* [The problem] Will you return, word for word, only the lines from the top of the data below down to and including the one with "wr_ticks = [28, 533]"?

* [Given material]
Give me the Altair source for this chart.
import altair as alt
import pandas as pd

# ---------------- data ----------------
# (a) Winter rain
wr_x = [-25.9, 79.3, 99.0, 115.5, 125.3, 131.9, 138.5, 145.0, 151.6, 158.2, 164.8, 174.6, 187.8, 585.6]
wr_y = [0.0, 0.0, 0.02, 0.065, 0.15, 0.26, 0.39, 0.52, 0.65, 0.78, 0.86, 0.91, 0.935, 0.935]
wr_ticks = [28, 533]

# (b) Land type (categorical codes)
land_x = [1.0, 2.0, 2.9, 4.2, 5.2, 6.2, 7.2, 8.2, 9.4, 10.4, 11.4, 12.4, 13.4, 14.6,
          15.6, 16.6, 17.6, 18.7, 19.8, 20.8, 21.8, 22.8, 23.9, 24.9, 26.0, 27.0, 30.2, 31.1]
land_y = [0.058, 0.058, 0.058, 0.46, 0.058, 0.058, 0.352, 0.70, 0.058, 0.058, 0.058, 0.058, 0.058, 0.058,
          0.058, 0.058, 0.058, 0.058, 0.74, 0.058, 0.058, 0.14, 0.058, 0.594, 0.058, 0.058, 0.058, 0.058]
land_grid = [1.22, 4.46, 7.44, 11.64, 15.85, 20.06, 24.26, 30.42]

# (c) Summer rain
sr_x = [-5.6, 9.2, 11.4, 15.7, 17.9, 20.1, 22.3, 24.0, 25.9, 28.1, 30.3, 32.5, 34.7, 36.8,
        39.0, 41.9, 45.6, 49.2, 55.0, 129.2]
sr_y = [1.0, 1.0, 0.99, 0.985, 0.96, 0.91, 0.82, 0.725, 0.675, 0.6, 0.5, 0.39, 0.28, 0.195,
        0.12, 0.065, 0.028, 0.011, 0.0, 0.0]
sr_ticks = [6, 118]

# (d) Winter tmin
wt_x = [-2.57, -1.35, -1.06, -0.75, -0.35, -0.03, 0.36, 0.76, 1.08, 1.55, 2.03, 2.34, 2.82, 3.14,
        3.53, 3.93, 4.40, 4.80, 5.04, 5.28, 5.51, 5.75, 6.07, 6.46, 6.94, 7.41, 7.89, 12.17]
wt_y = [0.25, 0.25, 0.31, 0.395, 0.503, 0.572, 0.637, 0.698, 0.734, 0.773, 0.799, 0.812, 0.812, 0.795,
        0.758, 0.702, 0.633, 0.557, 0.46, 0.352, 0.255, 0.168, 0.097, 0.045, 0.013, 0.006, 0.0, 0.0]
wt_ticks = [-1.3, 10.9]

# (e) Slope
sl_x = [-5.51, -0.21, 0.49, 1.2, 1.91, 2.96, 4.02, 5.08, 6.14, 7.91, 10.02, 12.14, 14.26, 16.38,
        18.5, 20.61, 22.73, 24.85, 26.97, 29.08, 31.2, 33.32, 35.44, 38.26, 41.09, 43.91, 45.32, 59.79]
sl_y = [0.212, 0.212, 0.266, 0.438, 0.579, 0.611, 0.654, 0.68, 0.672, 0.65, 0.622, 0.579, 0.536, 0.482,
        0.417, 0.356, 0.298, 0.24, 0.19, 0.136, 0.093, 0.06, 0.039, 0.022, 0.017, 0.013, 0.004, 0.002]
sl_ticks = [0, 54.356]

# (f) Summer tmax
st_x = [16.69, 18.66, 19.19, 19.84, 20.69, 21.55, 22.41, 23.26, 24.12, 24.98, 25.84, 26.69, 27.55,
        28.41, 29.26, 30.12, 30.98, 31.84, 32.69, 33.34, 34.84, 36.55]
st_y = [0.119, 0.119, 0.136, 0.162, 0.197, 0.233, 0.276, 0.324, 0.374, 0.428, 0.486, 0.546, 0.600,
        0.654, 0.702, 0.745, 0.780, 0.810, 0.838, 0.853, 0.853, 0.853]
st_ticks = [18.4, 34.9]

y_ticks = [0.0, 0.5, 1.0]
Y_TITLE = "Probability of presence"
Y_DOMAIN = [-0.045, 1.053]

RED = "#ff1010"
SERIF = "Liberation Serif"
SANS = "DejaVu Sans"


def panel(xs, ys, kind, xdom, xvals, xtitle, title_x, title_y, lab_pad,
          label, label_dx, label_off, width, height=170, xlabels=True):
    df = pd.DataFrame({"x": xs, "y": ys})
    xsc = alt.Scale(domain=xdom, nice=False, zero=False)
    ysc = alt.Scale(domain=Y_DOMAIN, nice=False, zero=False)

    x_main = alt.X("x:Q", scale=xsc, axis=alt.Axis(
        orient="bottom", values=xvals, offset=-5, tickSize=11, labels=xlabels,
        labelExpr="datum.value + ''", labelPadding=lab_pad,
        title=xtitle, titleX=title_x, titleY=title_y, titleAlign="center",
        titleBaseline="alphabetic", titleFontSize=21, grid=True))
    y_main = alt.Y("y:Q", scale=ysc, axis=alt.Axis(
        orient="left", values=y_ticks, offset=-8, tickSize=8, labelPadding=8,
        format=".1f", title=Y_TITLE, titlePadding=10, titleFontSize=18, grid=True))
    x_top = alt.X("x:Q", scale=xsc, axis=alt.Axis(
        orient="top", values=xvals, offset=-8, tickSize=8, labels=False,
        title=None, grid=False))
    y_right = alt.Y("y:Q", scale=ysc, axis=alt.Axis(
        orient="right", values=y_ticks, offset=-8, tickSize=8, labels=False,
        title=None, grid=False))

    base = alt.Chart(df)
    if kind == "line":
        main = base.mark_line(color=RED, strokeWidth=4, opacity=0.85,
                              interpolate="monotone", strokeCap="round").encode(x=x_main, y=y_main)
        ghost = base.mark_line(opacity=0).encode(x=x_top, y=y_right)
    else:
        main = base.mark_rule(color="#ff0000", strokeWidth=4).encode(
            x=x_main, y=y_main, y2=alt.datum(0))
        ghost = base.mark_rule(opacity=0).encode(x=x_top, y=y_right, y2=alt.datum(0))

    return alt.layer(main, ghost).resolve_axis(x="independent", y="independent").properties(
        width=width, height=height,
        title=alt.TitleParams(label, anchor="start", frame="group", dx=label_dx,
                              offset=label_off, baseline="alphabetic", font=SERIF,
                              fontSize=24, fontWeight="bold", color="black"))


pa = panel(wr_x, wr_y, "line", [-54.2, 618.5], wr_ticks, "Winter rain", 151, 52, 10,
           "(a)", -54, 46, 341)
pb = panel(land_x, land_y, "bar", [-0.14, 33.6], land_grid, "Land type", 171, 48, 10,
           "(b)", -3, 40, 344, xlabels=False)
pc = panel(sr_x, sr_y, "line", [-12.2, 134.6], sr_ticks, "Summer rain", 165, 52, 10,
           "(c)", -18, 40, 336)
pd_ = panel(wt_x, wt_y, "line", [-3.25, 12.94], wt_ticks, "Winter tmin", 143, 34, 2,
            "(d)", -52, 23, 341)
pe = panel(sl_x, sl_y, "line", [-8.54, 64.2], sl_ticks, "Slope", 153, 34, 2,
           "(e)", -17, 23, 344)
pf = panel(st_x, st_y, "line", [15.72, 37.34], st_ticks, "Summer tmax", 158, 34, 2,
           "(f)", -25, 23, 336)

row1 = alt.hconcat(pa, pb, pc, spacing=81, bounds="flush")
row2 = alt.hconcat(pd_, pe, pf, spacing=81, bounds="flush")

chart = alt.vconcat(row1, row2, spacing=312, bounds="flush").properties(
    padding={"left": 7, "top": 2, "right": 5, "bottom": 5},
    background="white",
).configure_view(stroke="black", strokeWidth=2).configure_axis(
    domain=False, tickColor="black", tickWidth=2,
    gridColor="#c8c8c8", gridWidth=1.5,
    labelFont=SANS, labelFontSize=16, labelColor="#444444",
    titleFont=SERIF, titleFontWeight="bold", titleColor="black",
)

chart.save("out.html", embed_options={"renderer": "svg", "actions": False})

* [Correct result]
Give me the Altair source for this chart.
import altair as alt
import pandas as pd

# ---------------- data ----------------
# (a) Winter rain
wr_x = [-25.9, 79.3, 99.0, 115.5, 125.3, 131.9, 138.5, 145.0, 151.6, 158.2, 164.8, 174.6, 187.8, 585.6]
wr_y = [0.0, 0.0, 0.02, 0.065, 0.15, 0.26, 0.39, 0.52, 0.65, 0.78, 0.86, 0.91, 0.935, 0.935]
wr_ticks = [28, 533]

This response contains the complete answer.